(Il Messaggero – M. Ferretti) Franco Tancredi, 63 anni, era il portiere della Roma in quella finale di Coppa dei Campioni contro il Liverpool del 30 maggio 1984.
Ferita rimarginata?
«Ferita? Una feritona che non si rimarginerà mai. Impossibile, anche trentaquattro anni dopo, ricordare quella partita senza rabbia, tanta rabbia. Ricordo la gioia enorme per esserci, ma anche la delusione atroce per aver perso».
L’occasione professionale della vita.
«Era quello che ci ripetevamo nello spogliatoio nei giorni che hanno preceduto la gara. Finale all’Olimpico, e quando ci ricapiterà? E, infatti, alla Roma non è mai più ricapitato».
Maledetti rigori e basta?
«Il Liverpool era il Real Madrid di oggi, una squadra di fenomeni di ogni nazionalità, abituata a vincere in Europa, molto poco inglese nel suo modo di giocare, quasi invincibile. Ma quella finale, per noi, cominciò male e finì peggio. Troppi episodi contrari, al di là dei rigori».
Poteva essere la strepitosa conclusione di un ciclo irripetibile…
«Esatto. Sapevamo alla perfezione che Liedholm a fine stagione se ne sarebbe andato, che sarebbe cominciata un’altra avventura con un nuovo tecnico e nuove premesse, che eravamo agli sgoccioli di una storia bellissima. Ci serviva vincere quella finale anche per dare un minimo di continuità a quattro, cinque anni ad altissimi livelli».
E questo sorteggio come l’ha vissuto?
«Con un grande desiderio di rivincita anche se, capitemi, avrei preferito che la Roma affrontasse, e ovviamente battesse, il Liverpool in finale…».
Sorteggio amico, per la Roma?
«Sbaglia chi pensa che abbia pescato la più debole: il Liverpool ha un allenatore, Klopp, che sa fare molto bene il suo lavoro, specie se c’è da motivare la squadra, e tutta una serie di buonissimi calciatori. Non c’è solo Salah, per intenderci».
La Roma ha eliminato il Barcellona, però.
«E faccio i complimenti a Di Francesco, abruzzese come me, che ha compiuto realmente un’impresa epica, per certi versi impensabile.
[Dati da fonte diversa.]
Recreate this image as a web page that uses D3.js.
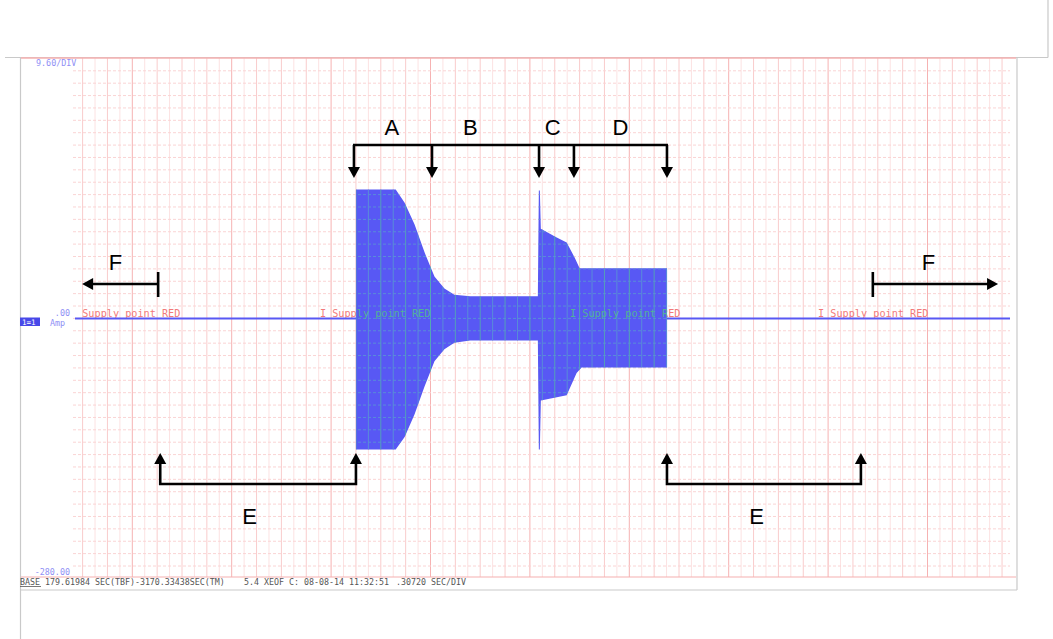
<!DOCTYPE html>
<html><head><meta charset="utf-8">
<script src="https://cdn.jsdelivr.net/npm/d3@7"></script>
<style>body{margin:0;background:#fff}svg{display:block}</style>
</head><body>
<svg id="chart" width="1053" height="639"></svg>
<script>
// Trace envelope (time in divisions, current in A)
const upperTime = [2.25, 2.65, 2.74, 2.84, 2.94, 3.04, 3.14, 3.24, 3.40, 4.08, 4.09, 4.10, 4.11, 4.27, 4.37, 4.45, 4.50, 5.38];
const upperAmp  = [25.0, 25.0, 22.4, 18.2, 12.8, 8.1, 5.8, 4.6, 4.3, 4.3, 24.8, 24.8, 17.4, 15.7, 14.7, 11.8, 9.7, 9.7];
const lowerTime = [2.25, 2.65, 2.74, 2.84, 2.94, 3.04, 3.14, 3.24, 3.40, 4.08, 4.09, 4.10, 4.11, 4.37, 4.47, 4.52, 5.38];
const lowerAmp  = [-25.4, -25.4, -23.0, -18.6, -13.2, -8.3, -6.0, -4.7, -4.3, -4.3, -25.4, -25.4, -15.9, -14.9, -10.6, -9.5, -9.5];

// Scope readout texts
const scaleLabels = ["9.60/DIV", ".00", "-280.00"];
const channelTag = "I Supply point RED";
const channelTagTimes = [-0.627, 1.888, 4.404, 6.899];

// Phase markers
const phaseTimes = [2.23, 3.015, 4.092, 4.443, 5.379];
const phaseNames = ["A", "B", "C", "D"];
const phaseLabelTimes = [2.61, 3.40, 4.23, 4.91];
const idleSpans = [[0.281, 2.25], [5.379, 7.33]];
const idleLabelTimes = [1.18, 6.28];
const offMarks = [[0.26, -0.505], [7.45, 8.71]];
const offLabelTimes = [-0.17, 8.01];

const svg = d3.select("#chart");

// plot area (grid)
const gx0 = 73, gx1 = 1010, gy0 = 58, gy1 = 577;
const x = d3.scaleLinear().domain([0, 1]).range([132.3, 231.7]);
const y = d3.scaleLinear().domain([0, 2.4]).range([318.4, 306.02]);

// frame
const frame = svg.append("g").attr("stroke", "#c9c9c9").attr("stroke-width", 1.2).attr("fill", "none");
frame.append("line").attr("x1", 5).attr("x2", 1048).attr("y1", 57.5).attr("y2", 57.5);
frame.append("line").attr("x1", 1048).attr("x2", 1048).attr("y1", 0).attr("y2", 57.5);
frame.append("line").attr("x1", 20.5).attr("x2", 20.5).attr("y1", 57.5).attr("y2", 639);
frame.append("line").attr("x1", 1017).attr("x2", 1017).attr("y1", 57.5).attr("y2", 590);
frame.append("line").attr("x1", 20.5).attr("x2", 1017).attr("y1", 590).attr("y2", 590);

// grid
const isMajor = d => Math.abs(d - Math.round(d)) < 1e-6;
const isHalf = d => Math.abs(d * 4 - Math.round(d * 4)) < 1e-6;
function drawGrid(g, colMajor, colMid, colMinor, colH) {
  const vTicks = d3.range(-8, 80).map(k => k / 8).filter(t => x(t) >= gx0 + 4 && x(t) <= gx1);
  g.selectAll("line.v").data(vTicks).join("line").attr("class", "v")
    .attr("x1", d => x(d)).attr("x2", d => x(d)).attr("y1", gy0).attr("y2", gy1)
    .attr("stroke", d => isMajor(d) ? colMajor : (isHalf(d) ? colMid : colMinor))
    .attr("stroke-width", 1);
  const hTicks = d3.range(-21, 22).map(k => k * 2.4).filter(v => y(v) > gy0 + 3 && y(v) < gy1 - 3);
  g.selectAll("line.h").data(hTicks).join("line").attr("class", "h")
    .attr("x1", gx0).attr("x2", gx1).attr("y1", d => y(d)).attr("y2", d => y(d))
    .attr("stroke", colH).attr("stroke-width", 1).attr("stroke-dasharray", "3,2");
}
drawGrid(svg.append("g"), "#f6b2b2", "#f9cccc", "#fce2e2", "#fad4d4");
svg.append("line").attr("x1", 21).attr("x2", 1016).attr("y1", gy0).attr("y2", gy0).attr("stroke", "#f6b0b0").attr("stroke-width", 1.5);
svg.append("line").attr("x1", 21).attr("x2", 1016).attr("y1", gy1).attr("y2", gy1).attr("stroke", "#f6b0b0").attr("stroke-width", 1.2);

// channel tags (under the trace)
const tagFont = "'DejaVu Sans Mono', monospace";
function drawTags(g, col) {
  g.selectAll("text").data(channelTagTimes).join("text")
    .attr("x", d => x(d)).attr("y", 316.5)
    .attr("font-family", tagFont).attr("font-size", 10.2).attr("fill", col)
    .text(channelTag);
}
const tagClip = svg.append("clipPath").attr("id", "tagclip");
tagClip.append("rect").attr("x", 81).attr("y", gy0).attr("width", gx1 - 81).attr("height", gy1 - gy0);
drawTags(svg.append("g").attr("clip-path", "url(#tagclip)"), "#f27a7a");

// trace
const blue = "#5858f4";
const upper = upperTime.map((t, i) => [t, upperAmp[i]]);
const lower = lowerTime.map((t, i) => [t, lowerAmp[i]]);
const envPath = () => {
  const top = d3.line().x(d => x(d[0])).y(d => y(d[1]))(upper);
  const bot = d3.line().x(d => x(d[0])).y(d => y(d[1]))(lower.slice().reverse());
  return top + "L" + bot.slice(1) + "Z";
};
svg.append("line").attr("x1", gx0 + 2).attr("x2", gx1).attr("y1", y(0)).attr("y2", y(0))
  .attr("stroke", blue).attr("stroke-width", 2);
svg.append("path").attr("d", envPath()).attr("fill", blue);

// grid and tags show through the dense trace
svg.append("clipPath").attr("id", "envclip").append("path").attr("d", envPath());
const over = svg.append("g").attr("clip-path", "url(#envclip)").attr("opacity", 0.75);
drawGrid(over, "#52c49c", "#52b8a4", "#5a9ed0", "#5a9ed0");
drawTags(over, "#50d078");

// scope readout
const roFont = "'DejaVu Sans Mono', monospace";
const ro = svg.append("g").attr("font-family", roFont).attr("font-size", 8.4).attr("fill", "#8f8ff5");
ro.append("text").attr("x", 36).attr("y", 66).text(scaleLabels[0]);
ro.append("text").attr("x", 70).attr("y", 316).attr("text-anchor", "end").text(scaleLabels[1]);
ro.append("text").attr("x", 50).attr("y", 326).text("Amp");
ro.append("text").attr("x", 70).attr("y", 575).attr("text-anchor", "end").text(scaleLabels[2]);
svg.append("rect").attr("x", 20).attr("y", 317.5).attr("width", 20).attr("height", 8.5).attr("fill", "#4848e8");
svg.append("text").attr("x", 22).attr("y", 324.5).attr("font-family", roFont).attr("font-size", 7.5)
  .attr("fill", "#fff").text("1=1");

const foot = svg.append("g").attr("font-family", roFont).attr("font-size", 8.3).attr("fill", "#555");
foot.append("text").attr("x", 20).attr("y", 585).text("BASE  179.61984 SEC(TBF)-3170.33438SEC(TM)");
foot.append("text").attr("x", 244).attr("y", 585).text("5.4 XEOF C:");
foot.append("text").attr("x", 304).attr("y", 585).text("08-08-14 11:32:51");
foot.append("text").attr("x", 396).attr("y", 585).text(".30720 SEC/DIV");
svg.append("line").attr("x1", 20).attr("x2", 41).attr("y1", 586.5).attr("y2", 586.5).attr("stroke", "#555").attr("stroke-width", 0.8);

// phase annotations
const ann = svg.append("g").attr("stroke", "#000").attr("stroke-width", 2.6).attr("fill", "none");
const annText = svg.append("g").attr("font-family", "'Liberation Sans', Arial, sans-serif").attr("font-size", 22).attr("fill", "#000").attr("text-anchor", "middle");
function arrowHead(px, py, dir) {
  // (px,py) is the tip
  const s = 6, l = 11;
  let pts;
  if (dir === "down") pts = [[px, py], [px - s, py - l], [px + s, py - l]];
  if (dir === "up") pts = [[px, py], [px - s, py + l], [px + s, py + l]];
  if (dir === "left") pts = [[px, py], [px + l, py - s], [px + l, py + s]];
  if (dir === "right") pts = [[px, py], [px - l, py - s], [px - l, py + s]];
  svg.append("path").attr("d", d3.line()(pts) + "Z").attr("fill", "#000");
}
const topY = 145, tipY = 178;
ann.append("line").attr("x1", x(phaseTimes[0]) - 1).attr("x2", x(phaseTimes[4]) + 1).attr("y1", topY).attr("y2", topY);
phaseTimes.forEach(t => {
  ann.append("line").attr("x1", x(t)).attr("x2", x(t)).attr("y1", topY).attr("y2", tipY - 8);
  arrowHead(x(t), tipY, "down");
});
phaseNames.forEach((n, i) => annText.append("text").attr("x", x(phaseLabelTimes[i])).attr("y", 135).text(n));

const baseY = 484, upTip = 453;
idleSpans.forEach((s, i) => {
  ann.append("path").attr("d", d3.line()([[x(s[0]), upTip + 8], [x(s[0]), baseY], [x(s[1]), baseY], [x(s[1]), upTip + 8]]));
  arrowHead(x(s[0]), upTip, "up");
  arrowHead(x(s[1]), upTip, "up");
  annText.append("text").attr("x", x(idleLabelTimes[i])).attr("y", 524).text("E");
});

const fY = 284;
offMarks.forEach((m, i) => {
  ann.append("line").attr("x1", x(m[0])).attr("x2", x(m[0])).attr("y1", fY - 12).attr("y2", fY + 13);
  const dir = m[1] < m[0] ? "left" : "right";
  const end = x(m[1]);
  ann.append("line").attr("x1", x(m[0])).attr("x2", dir === "left" ? end + 8 : end - 8).attr("y1", fY).attr("y2", fY);
  arrowHead(end, fY, dir);
  annText.append("text").attr("x", x(offLabelTimes[i])).attr("y", 270).text("F");
});
</script>
</body></html>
E lo ringrazio perché la Roma, dopo tanti anni, è tornata a far piangere di gioia i suoi tifosi».
Alisson?
«Sono stato fuori Italia per lavoro per parecchio tempo, ma ho avuto modo di seguirlo. E di apprezzarlo. Oggi, per me, è il più bravo di tutti. Un portiere essenziale, poco incline allo spettacolo. In più, ha una bella faccia pulita. Sembra un uomo e un portiere di altri tempi».